=== Figure scripts ===

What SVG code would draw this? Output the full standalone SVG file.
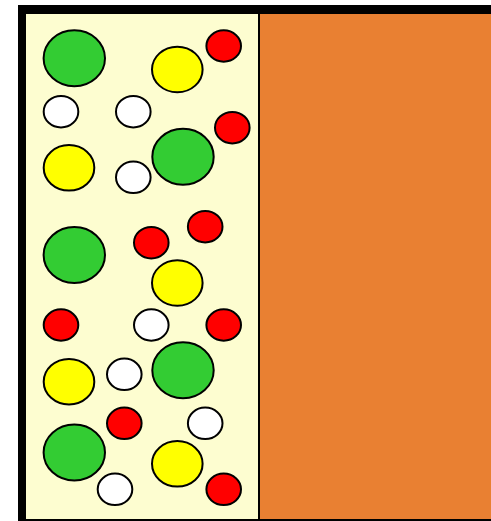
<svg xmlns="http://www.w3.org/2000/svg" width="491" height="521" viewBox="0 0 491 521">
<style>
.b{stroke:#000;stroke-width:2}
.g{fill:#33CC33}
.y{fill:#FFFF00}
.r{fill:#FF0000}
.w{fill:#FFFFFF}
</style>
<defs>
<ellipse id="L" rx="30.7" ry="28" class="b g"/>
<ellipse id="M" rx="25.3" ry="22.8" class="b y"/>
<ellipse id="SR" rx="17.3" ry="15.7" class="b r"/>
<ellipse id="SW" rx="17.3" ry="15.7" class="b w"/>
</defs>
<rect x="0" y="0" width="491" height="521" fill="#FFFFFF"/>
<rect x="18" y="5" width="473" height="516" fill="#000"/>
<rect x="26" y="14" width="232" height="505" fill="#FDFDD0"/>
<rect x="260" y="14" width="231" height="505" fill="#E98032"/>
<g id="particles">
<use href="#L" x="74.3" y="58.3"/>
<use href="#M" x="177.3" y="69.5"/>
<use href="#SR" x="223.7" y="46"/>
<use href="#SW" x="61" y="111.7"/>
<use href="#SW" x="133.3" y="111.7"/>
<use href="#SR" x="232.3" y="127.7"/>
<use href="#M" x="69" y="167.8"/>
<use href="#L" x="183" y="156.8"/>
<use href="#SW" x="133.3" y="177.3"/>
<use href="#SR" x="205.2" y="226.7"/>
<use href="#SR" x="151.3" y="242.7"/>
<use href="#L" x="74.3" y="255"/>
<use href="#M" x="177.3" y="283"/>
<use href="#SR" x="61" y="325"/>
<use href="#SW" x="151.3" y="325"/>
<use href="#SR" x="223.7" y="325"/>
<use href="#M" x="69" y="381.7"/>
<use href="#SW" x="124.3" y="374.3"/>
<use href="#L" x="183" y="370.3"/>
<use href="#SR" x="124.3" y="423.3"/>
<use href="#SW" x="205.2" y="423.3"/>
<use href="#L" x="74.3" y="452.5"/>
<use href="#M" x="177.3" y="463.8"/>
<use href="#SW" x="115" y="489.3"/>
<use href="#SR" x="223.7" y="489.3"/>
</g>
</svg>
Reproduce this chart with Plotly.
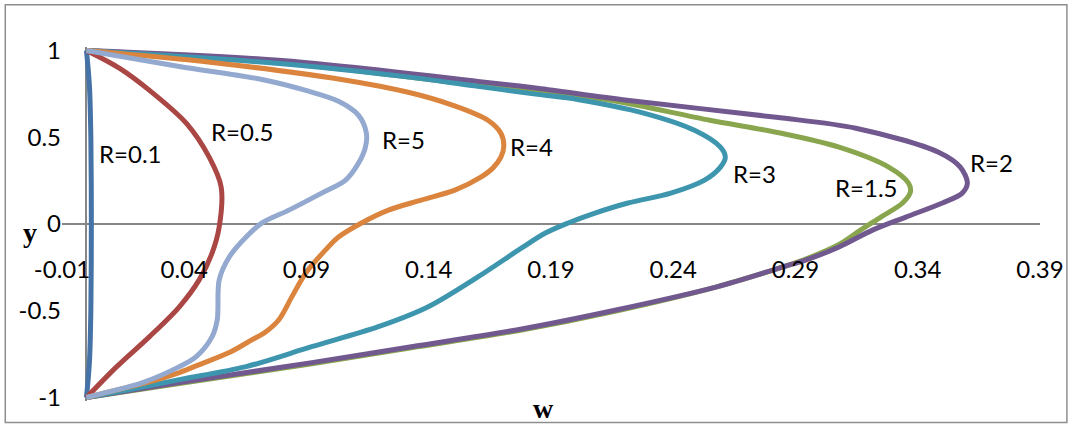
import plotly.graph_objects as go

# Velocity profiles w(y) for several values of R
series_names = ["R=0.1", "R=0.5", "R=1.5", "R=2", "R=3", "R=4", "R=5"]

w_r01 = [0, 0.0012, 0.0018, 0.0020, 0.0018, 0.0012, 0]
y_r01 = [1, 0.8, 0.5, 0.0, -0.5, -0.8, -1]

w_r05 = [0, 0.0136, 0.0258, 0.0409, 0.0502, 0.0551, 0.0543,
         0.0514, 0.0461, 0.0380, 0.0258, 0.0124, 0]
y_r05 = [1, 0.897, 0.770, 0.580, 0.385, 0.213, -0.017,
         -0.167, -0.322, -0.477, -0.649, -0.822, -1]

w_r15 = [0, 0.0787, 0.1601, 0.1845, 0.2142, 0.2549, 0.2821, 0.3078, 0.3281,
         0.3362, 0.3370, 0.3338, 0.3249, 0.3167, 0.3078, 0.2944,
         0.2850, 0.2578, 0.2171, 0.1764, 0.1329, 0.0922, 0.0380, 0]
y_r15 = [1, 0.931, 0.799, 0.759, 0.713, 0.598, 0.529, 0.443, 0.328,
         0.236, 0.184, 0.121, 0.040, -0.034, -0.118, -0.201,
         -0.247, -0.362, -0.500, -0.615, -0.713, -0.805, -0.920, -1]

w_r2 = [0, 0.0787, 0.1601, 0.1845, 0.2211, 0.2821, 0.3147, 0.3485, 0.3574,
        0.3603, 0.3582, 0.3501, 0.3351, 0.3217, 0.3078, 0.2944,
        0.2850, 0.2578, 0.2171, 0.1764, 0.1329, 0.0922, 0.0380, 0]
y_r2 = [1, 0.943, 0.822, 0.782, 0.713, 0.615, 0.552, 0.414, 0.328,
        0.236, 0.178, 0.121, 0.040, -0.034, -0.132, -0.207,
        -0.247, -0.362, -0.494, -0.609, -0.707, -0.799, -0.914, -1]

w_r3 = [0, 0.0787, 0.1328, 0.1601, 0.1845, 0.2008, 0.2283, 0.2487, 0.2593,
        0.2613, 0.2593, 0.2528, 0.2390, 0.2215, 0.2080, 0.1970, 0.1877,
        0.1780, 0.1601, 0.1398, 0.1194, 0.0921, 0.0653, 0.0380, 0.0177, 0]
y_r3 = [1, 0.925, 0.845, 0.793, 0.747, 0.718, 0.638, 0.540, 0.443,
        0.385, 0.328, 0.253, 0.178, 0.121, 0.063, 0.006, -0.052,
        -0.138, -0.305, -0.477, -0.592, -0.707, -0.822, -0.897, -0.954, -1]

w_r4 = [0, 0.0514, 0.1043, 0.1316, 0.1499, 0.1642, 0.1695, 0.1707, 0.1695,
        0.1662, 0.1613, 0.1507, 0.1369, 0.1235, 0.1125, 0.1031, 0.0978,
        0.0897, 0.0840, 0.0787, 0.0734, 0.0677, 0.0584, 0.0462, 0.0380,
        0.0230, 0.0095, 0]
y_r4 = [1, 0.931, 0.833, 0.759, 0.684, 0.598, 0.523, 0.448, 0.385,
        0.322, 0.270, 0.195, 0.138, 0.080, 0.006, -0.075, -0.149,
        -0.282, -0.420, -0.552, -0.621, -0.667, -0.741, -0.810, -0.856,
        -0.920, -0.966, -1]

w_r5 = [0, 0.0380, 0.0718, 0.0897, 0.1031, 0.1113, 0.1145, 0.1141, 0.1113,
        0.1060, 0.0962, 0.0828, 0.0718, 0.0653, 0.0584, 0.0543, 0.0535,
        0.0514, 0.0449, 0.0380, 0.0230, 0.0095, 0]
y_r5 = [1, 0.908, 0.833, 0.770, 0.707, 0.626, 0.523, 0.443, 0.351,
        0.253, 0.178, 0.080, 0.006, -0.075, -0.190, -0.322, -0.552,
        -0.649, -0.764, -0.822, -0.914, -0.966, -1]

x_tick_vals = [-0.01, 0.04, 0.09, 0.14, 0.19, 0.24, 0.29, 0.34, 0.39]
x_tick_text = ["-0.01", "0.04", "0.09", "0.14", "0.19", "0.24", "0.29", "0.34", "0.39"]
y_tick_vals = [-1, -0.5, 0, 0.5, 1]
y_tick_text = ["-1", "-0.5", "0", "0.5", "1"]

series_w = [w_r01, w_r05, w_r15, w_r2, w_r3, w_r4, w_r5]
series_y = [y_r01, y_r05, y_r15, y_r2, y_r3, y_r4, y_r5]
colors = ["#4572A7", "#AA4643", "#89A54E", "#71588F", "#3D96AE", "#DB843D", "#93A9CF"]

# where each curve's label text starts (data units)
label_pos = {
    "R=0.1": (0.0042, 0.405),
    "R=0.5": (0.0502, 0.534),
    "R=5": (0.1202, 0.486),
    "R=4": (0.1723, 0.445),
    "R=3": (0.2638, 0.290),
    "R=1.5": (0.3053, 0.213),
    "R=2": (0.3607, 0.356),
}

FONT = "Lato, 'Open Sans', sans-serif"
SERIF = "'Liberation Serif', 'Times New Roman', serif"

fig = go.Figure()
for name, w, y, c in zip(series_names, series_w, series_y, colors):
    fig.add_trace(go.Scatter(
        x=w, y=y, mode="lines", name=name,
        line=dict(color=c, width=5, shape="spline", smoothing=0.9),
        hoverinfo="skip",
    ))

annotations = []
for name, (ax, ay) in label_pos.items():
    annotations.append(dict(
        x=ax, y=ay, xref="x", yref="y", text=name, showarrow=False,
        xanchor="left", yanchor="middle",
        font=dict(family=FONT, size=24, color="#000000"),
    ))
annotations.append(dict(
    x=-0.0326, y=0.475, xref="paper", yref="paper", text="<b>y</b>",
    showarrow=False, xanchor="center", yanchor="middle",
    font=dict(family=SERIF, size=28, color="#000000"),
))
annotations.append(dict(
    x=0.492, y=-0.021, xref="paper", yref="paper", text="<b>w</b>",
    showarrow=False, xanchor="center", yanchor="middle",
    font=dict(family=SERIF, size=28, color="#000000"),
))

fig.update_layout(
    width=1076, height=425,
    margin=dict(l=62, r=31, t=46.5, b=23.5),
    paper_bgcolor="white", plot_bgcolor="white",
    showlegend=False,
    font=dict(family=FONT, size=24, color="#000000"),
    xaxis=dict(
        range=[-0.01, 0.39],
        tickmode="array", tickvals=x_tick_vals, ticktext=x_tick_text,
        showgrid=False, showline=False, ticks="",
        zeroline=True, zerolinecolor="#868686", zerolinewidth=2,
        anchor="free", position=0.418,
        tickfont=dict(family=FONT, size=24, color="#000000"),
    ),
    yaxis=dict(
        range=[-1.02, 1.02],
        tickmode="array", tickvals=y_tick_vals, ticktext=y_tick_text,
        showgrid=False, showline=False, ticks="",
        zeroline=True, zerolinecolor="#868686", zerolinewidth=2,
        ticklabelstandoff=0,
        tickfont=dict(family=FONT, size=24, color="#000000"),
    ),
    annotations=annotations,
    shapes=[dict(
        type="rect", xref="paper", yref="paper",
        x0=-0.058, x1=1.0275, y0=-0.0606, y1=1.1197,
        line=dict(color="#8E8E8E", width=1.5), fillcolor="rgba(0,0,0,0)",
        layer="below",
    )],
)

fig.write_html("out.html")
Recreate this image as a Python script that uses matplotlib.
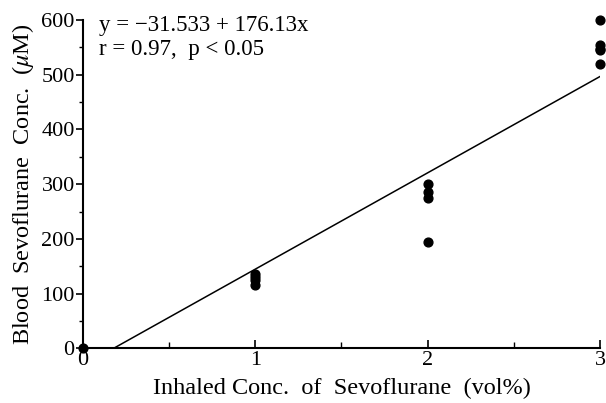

=== Your objective ===
Set down exactly the lines above, from the line containing "Reproduce this chart with Plotly." through the line containing "-0.167, -0.322, -0.477, -0.649, -0.822, -1]". Skip the pictures.

=== Exercise result ===
Reproduce this chart with Plotly.
import plotly.graph_objects as go

# Velocity profiles w(y) for several values of R
series_names = ["R=0.1", "R=0.5", "R=1.5", "R=2", "R=3", "R=4", "R=5"]

w_r01 = [0, 0.0012, 0.0018, 0.0020, 0.0018, 0.0012, 0]
y_r01 = [1, 0.8, 0.5, 0.0, -0.5, -0.8, -1]

w_r05 = [0, 0.0136, 0.0258, 0.0409, 0.0502, 0.0551, 0.0543,
         0.0514, 0.0461, 0.0380, 0.0258, 0.0124, 0]
y_r05 = [1, 0.897, 0.770, 0.580, 0.385, 0.213, -0.017,
         -0.167, -0.322, -0.477, -0.649, -0.822, -1]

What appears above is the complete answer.